*YOUR TASK*
Stop at the line containing "const markerY1 = [612, 222, 262, 551, 612];": write out every line from the beginning of the entries up to and including it, minus the pictures.

*STORED RECORDS*
· · · · ·

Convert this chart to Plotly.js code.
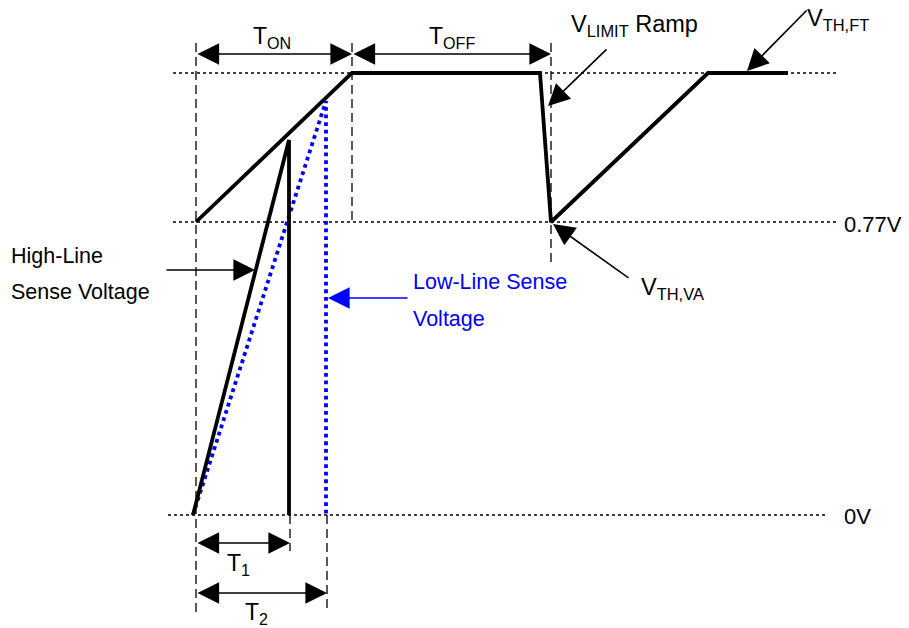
<!DOCTYPE html>
<html>
<head>
<meta charset="utf-8">
<script src="https://cdn.plot.ly/plotly-3.0.1.min.js"></script>
<style>html,body{margin:0;padding:0;background:#fff;}#chart{width:909px;height:628px;}</style>
</head>
<body>
<div id="chart"></div>
<script>
// ---- diagram data (drawing units = reference pixels) ----
const levelNames = ["VTH,FT", "0.77V", "0V"];
const levelY = [73, 222, 515];
const levelX0 = [173, 173, 168];
const levelX1 = [838, 838, 826];

const markerX = [196, 352, 551, 290, 327];
const markerY0 = [43, 43, 43, 515, 515];
const markerY1 = [612, 222, 262, 551, 612];

const limitX = [196, 352, 540, 551, 708, 788];
const limitY = [222, 73, 73, 222, 73, 73];

const highLineX = [193, 289, 289];
const highLineY = [515, 140, 515];

const lowLineX = [193, 326, 326];
const lowLineY = [515, 101, 515];

const spanNames = ["T<sub>ON</sub>", "T<sub>OFF</sub>", "T<sub>1</sub>", "T<sub>2</sub>"];
const spanX0 = [196, 352, 196, 196];
const spanX1 = [352, 551, 290, 327];
const spanY = [54, 54, 543, 593];
const spanLabelX = [272, 452, 238, 256];
const spanLabelY = [37, 37, 564, 613];

const calloutText = ["V<sub>LIMIT</sub> Ramp", "V<sub>TH,FT</sub>", "V<sub>TH,VA</sub>"];
const calloutTextX = [634, 838, 672];
const calloutTextY = [25, 19, 288];
const calloutTailX = [608, 808, 630];
const calloutTailY = [48, 9, 279];
const calloutHeadX = [548, 747, 553];
const calloutHeadY = [106, 71, 224];

const levelLabels = ["0.77V", "0V"];
const levelLabelX = [842, 842];
const levelLabelY = [224, 516];

const senseLines = [["High-Line", "Sense Voltage"], ["Low-Line Sense", "Voltage"]];
const senseColors = ["#000000", "#0000ff"];
const senseTextX = [9, 411];
const senseTextY = [[256, 292], [282, 319]];
const senseTailX = [165, 409];
const senseTailY = [270, 298];
const senseHeadX = [255, 328];
const senseHeadY = [270, 298];

// ---- build traces ----
const traces = [];
levelY.forEach((y, i) => {
  traces.push({x: [levelX0[i], levelX1[i]], y: [y, y], mode: "lines",
    line: {color: "#000", width: 1.5, dash: "dot"}, hoverinfo: "skip"});
});
markerX.forEach((x, i) => {
  traces.push({x: [x, x], y: [markerY0[i], markerY1[i]], mode: "lines",
    line: {color: "#000", width: 1.3, dash: "9px,5px"}, hoverinfo: "skip"});
});
traces.push({x: lowLineX, y: lowLineY, mode: "lines",
  line: {color: "#0000ff", width: 3.8, dash: "dot"}, hoverinfo: "skip"});
traces.push({x: highLineX, y: highLineY, mode: "lines",
  line: {color: "#000", width: 3.8}, hoverinfo: "skip"});
traces.push({x: limitX, y: limitY, mode: "lines",
  line: {color: "#000", width: 3.8}, hoverinfo: "skip"});

const FAMILY = "Liberation Sans, Arial, sans-serif";
const ann = [];
function arrow(hx, hy, tx, ty, color, both) {
  ann.push({x: hx, y: hy, ax: tx, ay: ty, xref: "x", yref: "y", axref: "x", ayref: "y",
    text: "", showarrow: true, arrowhead: 2, arrowsize: 2.7, arrowwidth: 1.6,
    arrowcolor: color, standoff: 0, startstandoff: 0,
    arrowside: both ? "end+start" : "end", startarrowhead: 2, startarrowsize: 2.7});
}
function label(x, y, t, color, anchor, size) {
  ann.push({x: x, y: y, xref: "x", yref: "y", text: t, showarrow: false,
    xanchor: anchor || "center", yanchor: "middle",
    font: {family: FAMILY, size: size || 21.5, color: color || "#000"}});
}
spanNames.forEach((t, i) => {
  arrow(spanX1[i], spanY[i], spanX0[i], spanY[i], "#000", true);
  label(spanLabelX[i], spanLabelY[i], t, "#000", "center", 23);
});
calloutText.forEach((t, i) => {
  arrow(calloutHeadX[i], calloutHeadY[i], calloutTailX[i], calloutTailY[i], "#000", false);
  label(calloutTextX[i], calloutTextY[i], t, "#000", "center", 23.5);
});
levelLabels.forEach((t, i) => label(levelLabelX[i], levelLabelY[i], t, "#000", "left", 22));
senseLines.forEach((lines, i) => {
  lines.forEach((t, j) => label(senseTextX[i], senseTextY[i][j], t, senseColors[i], "left", 21.5));
  arrow(senseHeadX[i], senseHeadY[i], senseTailX[i], senseTailY[i], senseColors[i], false);
});

const hidden = {visible: true, showgrid: false, zeroline: false, showticklabels: false,
  ticks: "", showline: false, fixedrange: true};
const layout = {
  width: 909, height: 628, margin: {l: 0, r: 0, t: 0, b: 0},
  paper_bgcolor: "#fff", plot_bgcolor: "#fff", showlegend: false,
  xaxis: Object.assign({range: [0, 909]}, hidden),
  yaxis: Object.assign({range: [628, 0]}, hidden),
  annotations: ann
};
Plotly.newPlot("chart", traces, layout, {staticPlot: true, displayModeBar: false});
</script>
</body>
</html>
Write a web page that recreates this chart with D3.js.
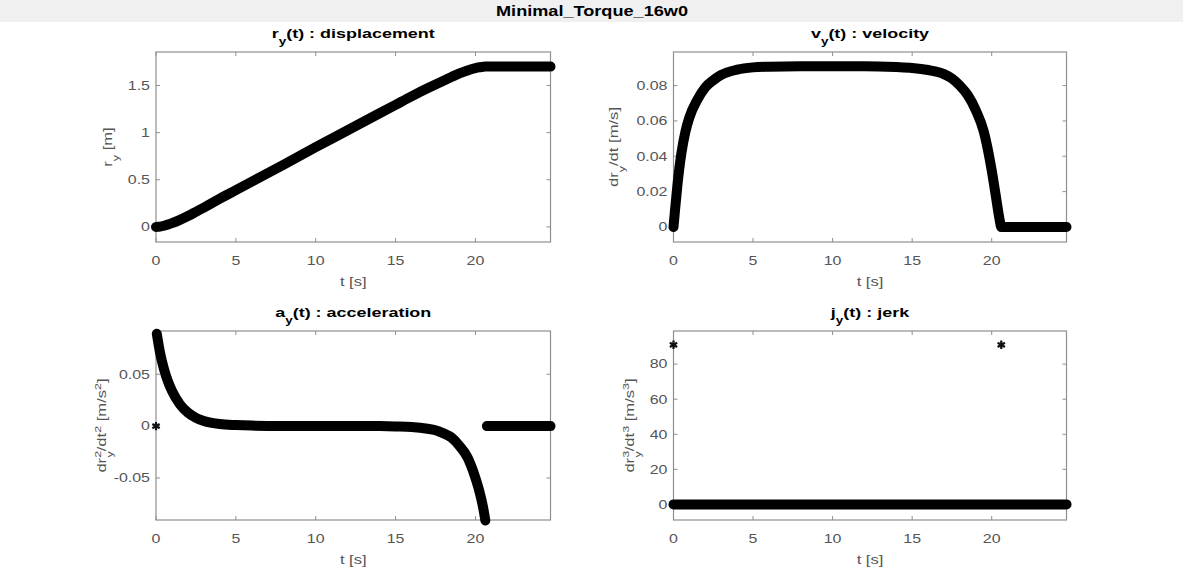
<!DOCTYPE html>
<html>
<head>
<meta charset="utf-8">
<script src="https://cdn.jsdelivr.net/npm/d3@7"></script>
<style>
body { margin: 0; background: #fff; }
svg { display: block; font-family: "Liberation Sans", Arial, sans-serif; }
</style>
</head>
<body>
<svg width="1183" height="579"></svg>
<script>
"use strict";
// values
var figTitle = "Minimal_Torque_16w0";

var timeS = [0, 0.1, 0.25, 0.5, 0.75, 1, 1.5, 2, 2.5, 3, 4, 5, 6, 8, 10, 12, 14, 15, 16, 17, 17.5, 18, 18.5, 19, 19.5, 20, 20.25, 20.5, 20.6, 20.75, 22, 24.7];
var rDisp = [0, 0.0005, 0.003, 0.012, 0.025, 0.04, 0.075, 0.115, 0.16, 0.205, 0.3, 0.39, 0.48, 0.66, 0.845, 1.025, 1.205, 1.295, 1.385, 1.47, 1.51, 1.55, 1.59, 1.628, 1.66, 1.685, 1.693, 1.699, 1.7, 1.7, 1.7, 1.7];
var vVel = [0, 0.01, 0.024, 0.042, 0.054, 0.062, 0.072, 0.079, 0.083, 0.086, 0.089, 0.0903, 0.0907, 0.091, 0.091, 0.091, 0.0905, 0.09, 0.0888, 0.0865, 0.084, 0.08, 0.0745, 0.066, 0.054, 0.032, 0.018, 0.004, 0, 0, 0, 0];

var accT = [0.05, 0.25, 0.5, 0.75, 1, 1.5, 2, 2.5, 3, 4, 5, 6, 8, 10, 12, 14, 15, 16, 17, 17.5, 18, 18.5, 19, 19.5, 20, 20.25, 20.5, 20.62, 20.7, 20.72, 22, 24.7];
var accV = [0.089, 0.071, 0.055, 0.043, 0.034, 0.021, 0.013, 0.008, 0.005, 0.002, 0.001, 0.0005, 0.0002, 0.0002, 0.0002, 0, -0.0003, -0.0008, -0.0025, -0.004, -0.007, -0.011, -0.019, -0.03, -0.05, -0.063, -0.08, -0.091, null, 0, 0, 0];
var accStartT = [0];
var accStartV = [0];

var jerkT = [0, 5, 10, 15, 20, 24.7];
var jerkV = [0, 0, 0, 0, 0, 0];
var jerkSpikeT = [0, 20.6];
var jerkSpikeV = [91, 91];

var tTicks = [0, 5, 10, 15, 20];
var rTicks = [0, 0.5, 1, 1.5];
var vTicks = [0, 0.02, 0.04, 0.06, 0.08];
var aTicks = [-0.05, 0, 0.05];
var jTicks = [0, 20, 40, 60, 80];

var SX = 1.33; // glyphs in the figure are drawn wide

var svg = d3.select("svg");

svg.append("rect").attr("x", 0).attr("y", 0).attr("width", 1183).attr("height", 22).attr("fill", "#f0f0f0");
svg.append("text")
    .attr("transform", "translate(592,15.5) scale(1.25,1)")
    .attr("text-anchor", "middle")
    .attr("font-size", 14.5).attr("font-weight", "bold")
    .text(figTitle);

function rich(sel, parts, size) {
    var shift = 0;
    parts.forEach(function (p) {
        var target = p.s === "sup" ? -0.42 * size : p.s === "sub" ? 0.55 * size : 0;
        var ts = sel.append("tspan").attr("dy", target - shift).text(p.t);
        if (p.s) ts.attr("font-size", size * 0.75);
        if (p.back) ts.attr("dx", -p.back);
        shift = target;
    });
}

var panels = [
    {left: 156, right: 550.5, top: 52, bottom: 242, ydom: [-0.16, 1.855], ticks: rTicks,
        title: [{t: "r"}, {t: "y", s: "sub"}, {t: "(t) : displacement"}],
        ylab: [{t: "r"}, {t: "y", s: "sub"}, {t: " [m]"}], ylabX: 112,
        lines: [[timeS, rDisp]], marks: []},
    {left: 673.5, right: 1066.5, top: 52, bottom: 242, ydom: [-0.0085, 0.099], ticks: vTicks,
        title: [{t: "v"}, {t: "y", s: "sub"}, {t: "(t) : velocity"}],
        ylab: [{t: "dr"}, {t: "y", s: "sub"}, {t: "/dt [m/s]"}], ylabX: 618,
        lines: [[timeS, vVel]], marks: []},
    {left: 156, right: 550.5, top: 331, bottom: 520, ydom: [-0.0905, 0.0917], ticks: aTicks,
        title: [{t: "a"}, {t: "y", s: "sub"}, {t: "(t) : acceleration"}],
        ylab: [{t: "dr"}, {t: "2", s: "sup"}, {t: "y", s: "sub", back: 5}, {t: "/dt"}, {t: "2", s: "sup"}, {t: " [m/s"}, {t: "2", s: "sup"}, {t: "]"}], ylabX: 106,
        lines: [[accT, accV]], marks: [[accStartT, accStartV]]},
    {left: 673.5, right: 1066.5, top: 331, bottom: 520, ydom: [-8.9, 98.9], ticks: jTicks,
        title: [{t: "j"}, {t: "y", s: "sub"}, {t: "(t) : jerk"}],
        ylab: [{t: "dr"}, {t: "3", s: "sup"}, {t: "y", s: "sub", back: 5}, {t: "/dt"}, {t: "3", s: "sup"}, {t: " [m/s"}, {t: "3", s: "sup"}, {t: "]"}], ylabX: 634,
        lines: [[jerkT, jerkV]], marks: [[jerkSpikeT, jerkSpikeV]]}
];

var axisColor = "#8f8f8f",
    labelColor = "#555";

panels.forEach(function (p) {
    var x = d3.scaleLinear().domain([0, 24.7]).range([p.left, p.right]),
        y = d3.scaleLinear().domain(p.ydom).range([p.bottom, p.top]);
    var g = svg.append("g");

    g.append("rect")
        .attr("x", p.left).attr("y", p.top)
        .attr("width", p.right - p.left).attr("height", p.bottom - p.top)
        .attr("fill", "#fff").attr("stroke", axisColor).attr("stroke-width", 1.2);

    // inward ticks on all four sides
    var tl = 4;
    g.selectAll(".xt").data(tTicks).enter().append("path")
        .attr("d", function (d) {
            var px = x(d);
            return "M" + px + "," + p.bottom + "v" + (-tl) + "M" + px + "," + p.top + "v" + tl;
        })
        .attr("stroke", axisColor);
    g.selectAll(".yt").data(p.ticks).enter().append("path")
        .attr("d", function (d) {
            var py = y(d);
            return "M" + p.left + "," + py + "h" + tl + "M" + p.right + "," + py + "h" + (-tl);
        })
        .attr("stroke", axisColor);

    g.selectAll(".xl").data(tTicks).enter().append("text")
        .attr("transform", function (d) { return "translate(" + x(d) + "," + (p.bottom + 22.5) + ") scale(" + SX + ",1)"; })
        .attr("text-anchor", "middle").attr("font-size", 12).attr("fill", labelColor)
        .text(String);
    g.selectAll(".yl").data(p.ticks).enter().append("text")
        .attr("transform", function (d) { return "translate(" + (p.left - 6) + "," + (y(d) + 4.3) + ") scale(" + SX + ",1)"; })
        .attr("text-anchor", "end").attr("font-size", 12).attr("fill", labelColor)
        .text(String);

    g.append("text")
        .attr("transform", "translate(" + ((p.left + p.right) / 2) + "," + (p.bottom + 44) + ") scale(" + SX + ",1)")
        .attr("text-anchor", "middle").attr("font-size", 12.5).attr("fill", labelColor)
        .text("t [s]");

    var yl = g.append("text")
        .attr("transform", "translate(" + p.ylabX + "," + ((p.top + p.bottom) / 2) + ") rotate(-90) scale(" + SX + ",1)")
        .attr("text-anchor", "middle").attr("font-size", 12.5).attr("fill", labelColor);
    rich(yl, p.ylab, 12.5);

    var tt = g.append("text")
        .attr("transform", "translate(" + ((p.left + p.right) / 2) + "," + (p.top - 14) + ") scale(" + SX + ",1)")
        .attr("text-anchor", "middle").attr("font-size", 13.5).attr("font-weight", "bold").attr("fill", "#000");
    rich(tt, p.title, 13.5);

    var line = d3.line()
        .defined(function (d) { return d[1] != null; })
        .x(function (d) { return x(d[0]); })
        .y(function (d) { return y(d[1]); })
        .curve(d3.curveMonotoneX);

    p.lines.forEach(function (s) {
        g.append("path")
            .datum(d3.zip(s[0], s[1]))
            .attr("d", line)
            .attr("fill", "none").attr("stroke", "#000")
            .attr("stroke-width", 10)
            .attr("stroke-linecap", "round").attr("stroke-linejoin", "round");
    });

    p.marks.forEach(function (s) {
        g.selectAll(null).data(d3.zip(s[0], s[1])).enter().append("path")
            .attr("transform", function (d) { return "translate(" + x(d[0]) + "," + y(d[1]) + ")"; })
            .attr("d", d3.symbol(d3.symbolAsterisk, 50))
            .attr("fill", "none").attr("stroke", "#111").attr("stroke-width", 2.2);
    });
});
</script>
</body>
</html>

· · · · ·

*RESULT*
Convert this chart to Plotly.js code.
<!DOCTYPE html>
<html>
<head>
<meta charset="utf-8">
<script src="https://cdn.plot.ly/plotly-3.0.1.min.js"></script>
<style>html,body{margin:0;padding:0;background:#fff;}#chart{width:909px;height:628px;}</style>
</head>
<body>
<div id="chart"></div>
<script>
// ---- diagram data (drawing units = reference pixels) ----
const levelNames = ["VTH,FT", "0.77V", "0V"];
const levelY = [73, 222, 515];
const levelX0 = [173, 173, 168];
const levelX1 = [838, 838, 826];

const markerX = [196, 352, 551, 290, 327];
const markerY0 = [43, 43, 43, 515, 515];
const markerY1 = [612, 222, 262, 551, 612];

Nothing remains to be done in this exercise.